─── Raw data ───
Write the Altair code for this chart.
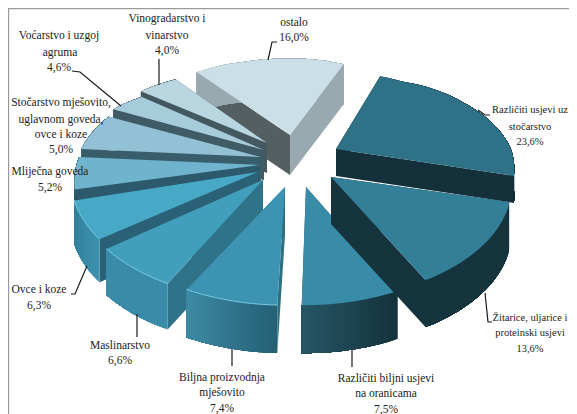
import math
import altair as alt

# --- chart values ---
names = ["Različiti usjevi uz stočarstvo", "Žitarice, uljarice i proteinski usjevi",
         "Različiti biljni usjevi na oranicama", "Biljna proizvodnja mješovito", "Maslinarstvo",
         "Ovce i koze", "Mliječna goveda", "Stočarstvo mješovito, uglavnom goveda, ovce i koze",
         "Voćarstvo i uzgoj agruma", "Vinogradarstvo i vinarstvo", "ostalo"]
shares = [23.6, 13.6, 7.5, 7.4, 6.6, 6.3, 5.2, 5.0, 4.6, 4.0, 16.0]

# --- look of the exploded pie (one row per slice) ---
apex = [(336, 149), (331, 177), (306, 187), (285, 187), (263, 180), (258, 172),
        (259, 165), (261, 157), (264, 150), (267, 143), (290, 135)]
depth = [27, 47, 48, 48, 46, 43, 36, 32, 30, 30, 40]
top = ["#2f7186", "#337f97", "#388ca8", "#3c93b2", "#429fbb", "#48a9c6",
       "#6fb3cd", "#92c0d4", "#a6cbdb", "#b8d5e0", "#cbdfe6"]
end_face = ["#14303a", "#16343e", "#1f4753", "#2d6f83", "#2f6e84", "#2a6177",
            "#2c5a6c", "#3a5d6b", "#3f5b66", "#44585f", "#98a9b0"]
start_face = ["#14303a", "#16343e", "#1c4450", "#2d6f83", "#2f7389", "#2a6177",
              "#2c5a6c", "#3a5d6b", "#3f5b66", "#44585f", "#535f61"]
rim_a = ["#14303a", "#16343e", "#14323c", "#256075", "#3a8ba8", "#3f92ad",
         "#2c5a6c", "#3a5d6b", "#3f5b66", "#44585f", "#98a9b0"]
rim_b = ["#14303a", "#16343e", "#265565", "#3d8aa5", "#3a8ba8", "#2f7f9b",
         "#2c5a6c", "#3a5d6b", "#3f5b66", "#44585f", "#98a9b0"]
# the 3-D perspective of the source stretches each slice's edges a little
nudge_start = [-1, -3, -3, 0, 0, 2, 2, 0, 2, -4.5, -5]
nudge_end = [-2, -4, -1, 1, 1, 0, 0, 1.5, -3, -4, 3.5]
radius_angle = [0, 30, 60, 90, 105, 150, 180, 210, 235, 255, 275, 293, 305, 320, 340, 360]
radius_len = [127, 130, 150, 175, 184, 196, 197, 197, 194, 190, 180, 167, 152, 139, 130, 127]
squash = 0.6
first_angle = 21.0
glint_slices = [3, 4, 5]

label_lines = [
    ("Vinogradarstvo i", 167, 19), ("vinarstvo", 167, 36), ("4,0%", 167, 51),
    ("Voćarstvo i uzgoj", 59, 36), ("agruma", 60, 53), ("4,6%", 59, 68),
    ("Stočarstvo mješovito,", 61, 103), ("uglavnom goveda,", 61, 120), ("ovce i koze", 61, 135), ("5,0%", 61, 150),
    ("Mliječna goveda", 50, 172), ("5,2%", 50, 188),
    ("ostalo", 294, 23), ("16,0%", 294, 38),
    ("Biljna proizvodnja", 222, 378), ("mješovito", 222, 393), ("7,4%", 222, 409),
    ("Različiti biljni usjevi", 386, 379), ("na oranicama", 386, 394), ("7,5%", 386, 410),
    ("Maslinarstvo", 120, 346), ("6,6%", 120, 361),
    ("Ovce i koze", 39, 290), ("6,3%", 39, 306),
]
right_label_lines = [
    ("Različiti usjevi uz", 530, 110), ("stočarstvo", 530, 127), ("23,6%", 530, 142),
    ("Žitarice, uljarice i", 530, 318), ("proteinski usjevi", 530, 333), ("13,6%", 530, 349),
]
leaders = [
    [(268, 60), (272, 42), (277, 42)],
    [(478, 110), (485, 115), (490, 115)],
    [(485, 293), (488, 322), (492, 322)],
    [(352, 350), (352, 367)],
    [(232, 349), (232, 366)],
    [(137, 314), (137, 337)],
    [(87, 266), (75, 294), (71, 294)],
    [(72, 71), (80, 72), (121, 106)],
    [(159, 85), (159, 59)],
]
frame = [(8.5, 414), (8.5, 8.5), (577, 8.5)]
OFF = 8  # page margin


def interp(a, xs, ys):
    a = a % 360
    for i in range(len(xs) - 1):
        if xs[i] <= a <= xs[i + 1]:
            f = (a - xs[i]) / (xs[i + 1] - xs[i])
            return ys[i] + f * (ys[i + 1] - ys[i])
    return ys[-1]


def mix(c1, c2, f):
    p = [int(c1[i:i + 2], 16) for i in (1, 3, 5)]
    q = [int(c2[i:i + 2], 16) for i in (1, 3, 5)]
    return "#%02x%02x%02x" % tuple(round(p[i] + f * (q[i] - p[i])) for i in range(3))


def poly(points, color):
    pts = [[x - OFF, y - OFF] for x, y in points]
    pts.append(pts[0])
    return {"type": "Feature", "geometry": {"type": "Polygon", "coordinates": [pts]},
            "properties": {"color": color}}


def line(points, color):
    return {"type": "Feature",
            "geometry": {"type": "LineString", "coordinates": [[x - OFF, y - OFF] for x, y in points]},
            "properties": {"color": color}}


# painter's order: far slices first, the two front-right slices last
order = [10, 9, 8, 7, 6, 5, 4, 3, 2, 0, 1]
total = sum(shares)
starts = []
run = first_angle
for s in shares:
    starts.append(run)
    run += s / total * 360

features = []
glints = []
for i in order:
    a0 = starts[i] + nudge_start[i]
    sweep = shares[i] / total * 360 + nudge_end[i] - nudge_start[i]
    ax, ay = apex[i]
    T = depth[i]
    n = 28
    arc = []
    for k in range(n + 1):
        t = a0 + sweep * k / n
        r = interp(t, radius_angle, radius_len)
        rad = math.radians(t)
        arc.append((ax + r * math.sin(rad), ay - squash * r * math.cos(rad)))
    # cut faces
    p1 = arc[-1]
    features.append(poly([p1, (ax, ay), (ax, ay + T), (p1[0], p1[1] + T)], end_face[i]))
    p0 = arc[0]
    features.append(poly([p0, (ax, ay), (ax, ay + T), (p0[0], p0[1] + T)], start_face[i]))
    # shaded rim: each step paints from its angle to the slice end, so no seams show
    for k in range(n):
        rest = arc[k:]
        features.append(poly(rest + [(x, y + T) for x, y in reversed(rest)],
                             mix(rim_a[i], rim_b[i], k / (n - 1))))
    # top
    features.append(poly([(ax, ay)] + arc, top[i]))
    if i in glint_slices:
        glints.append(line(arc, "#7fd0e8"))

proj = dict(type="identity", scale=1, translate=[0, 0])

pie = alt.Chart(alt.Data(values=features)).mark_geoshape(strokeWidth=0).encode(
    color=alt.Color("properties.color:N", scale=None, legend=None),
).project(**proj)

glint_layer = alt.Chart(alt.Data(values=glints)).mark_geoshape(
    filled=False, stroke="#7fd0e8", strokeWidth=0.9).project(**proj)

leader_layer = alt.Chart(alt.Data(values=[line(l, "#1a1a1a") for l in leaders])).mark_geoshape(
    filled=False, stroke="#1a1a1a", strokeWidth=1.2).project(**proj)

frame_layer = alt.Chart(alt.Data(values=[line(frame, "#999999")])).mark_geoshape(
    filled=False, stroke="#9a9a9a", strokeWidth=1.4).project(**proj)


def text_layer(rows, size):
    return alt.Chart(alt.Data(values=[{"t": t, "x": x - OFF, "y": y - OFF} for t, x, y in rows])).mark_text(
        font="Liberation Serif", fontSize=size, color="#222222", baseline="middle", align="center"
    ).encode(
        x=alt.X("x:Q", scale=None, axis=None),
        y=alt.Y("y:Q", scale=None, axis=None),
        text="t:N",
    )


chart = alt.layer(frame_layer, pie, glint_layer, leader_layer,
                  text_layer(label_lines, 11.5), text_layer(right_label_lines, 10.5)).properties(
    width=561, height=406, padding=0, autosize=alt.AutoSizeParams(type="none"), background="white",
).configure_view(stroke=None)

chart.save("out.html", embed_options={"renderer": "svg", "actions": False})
───
Exercise description: With all pictures left out, please transcribe exactly the lines from the start of the material through the line with "4.6, 4.0, 16.0]".

The output:
Write the Altair code for this chart.
import math
import altair as alt

# --- chart values ---
names = ["Različiti usjevi uz stočarstvo", "Žitarice, uljarice i proteinski usjevi",
         "Različiti biljni usjevi na oranicama", "Biljna proizvodnja mješovito", "Maslinarstvo",
         "Ovce i koze", "Mliječna goveda", "Stočarstvo mješovito, uglavnom goveda, ovce i koze",
         "Voćarstvo i uzgoj agruma", "Vinogradarstvo i vinarstvo", "ostalo"]
shares = [23.6, 13.6, 7.5, 7.4, 6.6, 6.3, 5.2, 5.0, 4.6, 4.0, 16.0]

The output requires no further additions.